Date: Mon, 7 Oct 1996 09:58:26 PDT
Reply-To: TWB2%Rates%FAR@GO50.COMP.PGE.COM
Sender: "SAS(r) Discussion" <SAS-L@UGA.CC.UGA.EDU>
From: TWB2%Rates%FAR@GO50.COMP.PGE.COM
Subject: Re: Indexing annoyance
Jay, I'll propose a tolerable approach:
DATA NEWA/VIEW=NEWA;
SET A;
BY ID DATE2;
RUN;
DATA FIRST;
MERGE NEWA(IN=A)
B(IN=B);
BY ID;
IF A AND B AND FIRST.ID;
RUN;
The view NEWA will use the index to set A in your desired order. Because it is
a view, you do not have the I/O of creating an intermediate dataset.
I must caution you, if your observation is small relative to your block size, it
is faster to sort than to use the index to read.
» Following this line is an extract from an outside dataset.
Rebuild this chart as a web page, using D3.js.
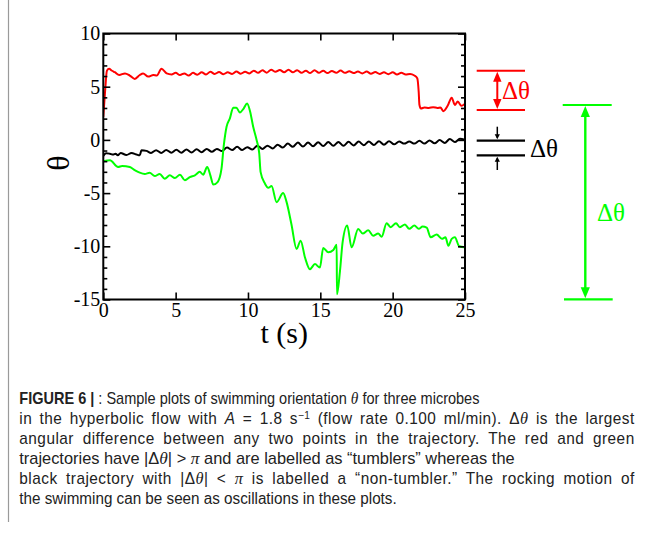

Tim Berryhill - Contract Programmer and General Wizard
TWB2@PGE.COM
Frequently at Pacific Gas & Electric Co., San Francisco
The correlation coefficient between their views and
my postings is slightly less than 0
----------------------[Reply - Original Message]----------------------
Suppose dataset A is sorted by var ID then by DATE1 within each ID;
it's also indexed by var ID then by var DATE2 within each ID. There
are multiple observations for each combination ID,DATE1 and each
combination ID,DATE2.
Dataset B contains just a short list of IDs, sorted by ID, with one
observation per ID.
Now I want to select the observations in A with the earliest value of
DATE2 for each ID that also appears in B. An obvious strategy is
something along the lines of:
data new; merge
a (in=ina)
b (in=inb);
by id;
if ina and inb and first.id;
The problem here is that the "natural" sort order of A will be used,
so that I'll end up with the earliest DATE1 instead of the earliest
DATE2. I need some way of specifying that SAS should use the index for
A instead of the sort order. I can of course use an extra sort or
datastep to make sure the cases are in the correct order, but this
seems to me (a) inelegant and (b) inefficient if A is large.